- [Dataset section]
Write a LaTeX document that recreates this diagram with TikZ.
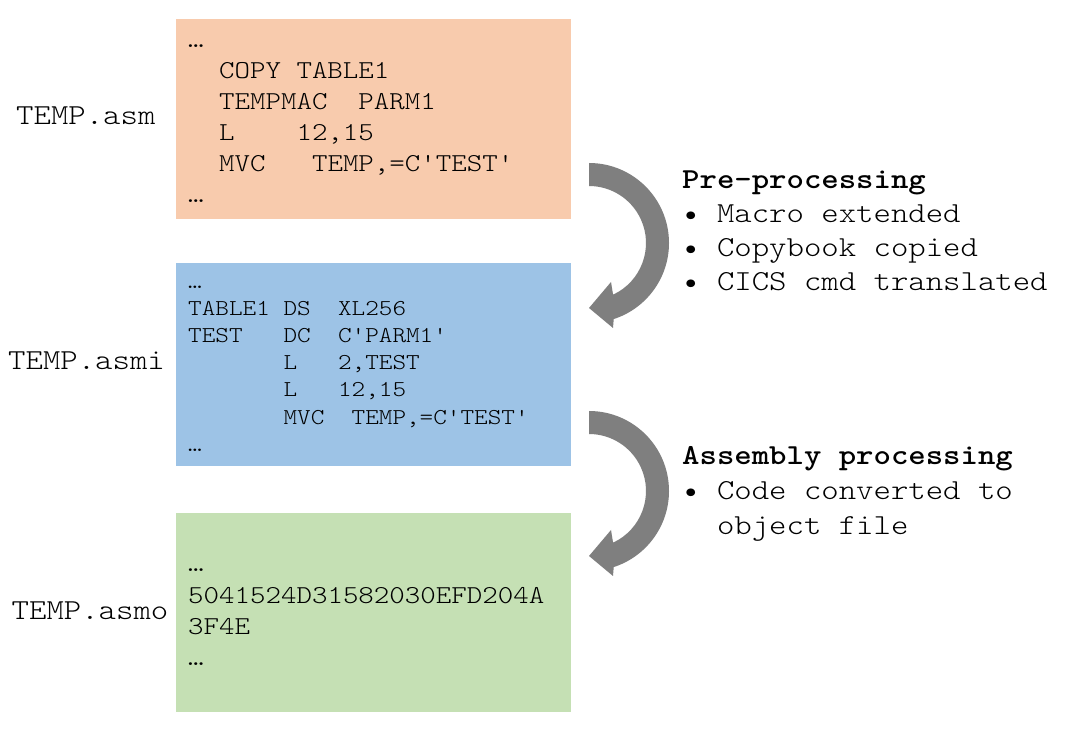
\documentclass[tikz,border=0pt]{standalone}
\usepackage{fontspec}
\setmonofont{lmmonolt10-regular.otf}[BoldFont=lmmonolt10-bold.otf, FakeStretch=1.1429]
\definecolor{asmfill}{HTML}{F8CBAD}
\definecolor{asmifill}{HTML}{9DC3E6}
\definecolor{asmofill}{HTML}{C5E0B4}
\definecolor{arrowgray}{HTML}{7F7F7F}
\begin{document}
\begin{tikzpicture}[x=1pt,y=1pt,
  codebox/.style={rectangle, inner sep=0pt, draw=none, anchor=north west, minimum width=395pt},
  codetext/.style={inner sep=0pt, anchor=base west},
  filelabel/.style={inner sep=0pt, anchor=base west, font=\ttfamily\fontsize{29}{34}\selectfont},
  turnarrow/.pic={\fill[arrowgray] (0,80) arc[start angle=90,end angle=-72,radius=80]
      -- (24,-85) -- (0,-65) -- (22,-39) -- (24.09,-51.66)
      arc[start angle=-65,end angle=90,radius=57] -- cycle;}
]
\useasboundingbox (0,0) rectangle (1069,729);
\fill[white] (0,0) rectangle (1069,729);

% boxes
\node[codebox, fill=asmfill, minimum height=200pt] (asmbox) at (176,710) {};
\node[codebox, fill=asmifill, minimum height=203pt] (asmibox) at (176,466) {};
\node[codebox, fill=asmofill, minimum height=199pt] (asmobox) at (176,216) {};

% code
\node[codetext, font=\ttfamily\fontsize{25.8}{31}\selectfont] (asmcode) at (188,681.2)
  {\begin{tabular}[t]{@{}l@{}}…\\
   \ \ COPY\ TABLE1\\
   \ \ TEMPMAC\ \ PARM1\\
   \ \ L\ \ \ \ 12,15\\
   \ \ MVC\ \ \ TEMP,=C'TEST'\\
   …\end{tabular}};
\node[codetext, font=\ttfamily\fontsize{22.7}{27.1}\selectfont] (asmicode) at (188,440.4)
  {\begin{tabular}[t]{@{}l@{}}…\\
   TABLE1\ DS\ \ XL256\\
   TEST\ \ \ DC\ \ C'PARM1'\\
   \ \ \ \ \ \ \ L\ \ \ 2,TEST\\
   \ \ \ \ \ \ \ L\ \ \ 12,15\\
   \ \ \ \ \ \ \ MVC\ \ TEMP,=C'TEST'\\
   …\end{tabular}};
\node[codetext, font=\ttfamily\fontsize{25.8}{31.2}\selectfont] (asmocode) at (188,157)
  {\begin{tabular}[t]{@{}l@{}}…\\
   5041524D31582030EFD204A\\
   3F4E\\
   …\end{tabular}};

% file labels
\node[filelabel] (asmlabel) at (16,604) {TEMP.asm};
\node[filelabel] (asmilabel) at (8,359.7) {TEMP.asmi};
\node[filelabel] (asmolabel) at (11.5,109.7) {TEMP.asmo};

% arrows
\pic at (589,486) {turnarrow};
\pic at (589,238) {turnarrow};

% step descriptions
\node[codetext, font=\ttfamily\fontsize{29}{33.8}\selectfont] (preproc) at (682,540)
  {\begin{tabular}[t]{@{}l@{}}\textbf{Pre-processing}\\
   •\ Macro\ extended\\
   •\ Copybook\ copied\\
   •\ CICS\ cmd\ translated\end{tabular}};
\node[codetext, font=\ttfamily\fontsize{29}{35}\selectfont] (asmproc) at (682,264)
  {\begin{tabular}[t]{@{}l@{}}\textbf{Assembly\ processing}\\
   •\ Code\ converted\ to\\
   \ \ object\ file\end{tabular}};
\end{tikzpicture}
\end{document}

- [Work to do]
Images should not appear in the copy; retype the listing above exactly.

- [Solution for this exercise]
Write a LaTeX document that recreates this diagram with TikZ.
\documentclass[tikz,border=0pt]{standalone}
\usepackage{fontspec}
\setmonofont{lmmonolt10-regular.otf}[BoldFont=lmmonolt10-bold.otf, FakeStretch=1.1429]
\definecolor{asmfill}{HTML}{F8CBAD}
\definecolor{asmifill}{HTML}{9DC3E6}
\definecolor{asmofill}{HTML}{C5E0B4}
\definecolor{arrowgray}{HTML}{7F7F7F}
\begin{document}
\begin{tikzpicture}[x=1pt,y=1pt,
  codebox/.style={rectangle, inner sep=0pt, draw=none, anchor=north west, minimum width=395pt},
  codetext/.style={inner sep=0pt, anchor=base west},
  filelabel/.style={inner sep=0pt, anchor=base west, font=\ttfamily\fontsize{29}{34}\selectfont},
  turnarrow/.pic={\fill[arrowgray] (0,80) arc[start angle=90,end angle=-72,radius=80]
      -- (24,-85) -- (0,-65) -- (22,-39) -- (24.09,-51.66)
      arc[start angle=-65,end angle=90,radius=57] -- cycle;}
]
\useasboundingbox (0,0) rectangle (1069,729);
\fill[white] (0,0) rectangle (1069,729);

% boxes
\node[codebox, fill=asmfill, minimum height=200pt] (asmbox) at (176,710) {};
\node[codebox, fill=asmifill, minimum height=203pt] (asmibox) at (176,466) {};
\node[codebox, fill=asmofill, minimum height=199pt] (asmobox) at (176,216) {};

% code
\node[codetext, font=\ttfamily\fontsize{25.8}{31}\selectfont] (asmcode) at (188,681.2)
  {\begin{tabular}[t]{@{}l@{}}…\\
   \ \ COPY\ TABLE1\\
   \ \ TEMPMAC\ \ PARM1\\
   \ \ L\ \ \ \ 12,15\\
   \ \ MVC\ \ \ TEMP,=C'TEST'\\
   …\end{tabular}};
\node[codetext, font=\ttfamily\fontsize{22.7}{27.1}\selectfont] (asmicode) at (188,440.4)
  {\begin{tabular}[t]{@{}l@{}}…\\
   TABLE1\ DS\ \ XL256\\
   TEST\ \ \ DC\ \ C'PARM1'\\
   \ \ \ \ \ \ \ L\ \ \ 2,TEST\\
   \ \ \ \ \ \ \ L\ \ \ 12,15\\
   \ \ \ \ \ \ \ MVC\ \ TEMP,=C'TEST'\\
   …\end{tabular}};
\node[codetext, font=\ttfamily\fontsize{25.8}{31.2}\selectfont] (asmocode) at (188,157)
  {\begin{tabular}[t]{@{}l@{}}…\\
   5041524D31582030EFD204A\\
   3F4E\\
   …\end{tabular}};

% file labels
\node[filelabel] (asmlabel) at (16,604) {TEMP.asm};
\node[filelabel] (asmilabel) at (8,359.7) {TEMP.asmi};
\node[filelabel] (asmolabel) at (11.5,109.7) {TEMP.asmo};

% arrows
\pic at (589,486) {turnarrow};
\pic at (589,238) {turnarrow};

% step descriptions
\node[codetext, font=\ttfamily\fontsize{29}{33.8}\selectfont] (preproc) at (682,540)
  {\begin{tabular}[t]{@{}l@{}}\textbf{Pre-processing}\\
   •\ Macro\ extended\\
   •\ Copybook\ copied\\
   •\ CICS\ cmd\ translated\end{tabular}};
\node[codetext, font=\ttfamily\fontsize{29}{35}\selectfont] (asmproc) at (682,264)
  {\begin{tabular}[t]{@{}l@{}}\textbf{Assembly\ processing}\\
   •\ Code\ converted\ to\\
   \ \ object\ file\end{tabular}};
\end{tikzpicture}
\end{document}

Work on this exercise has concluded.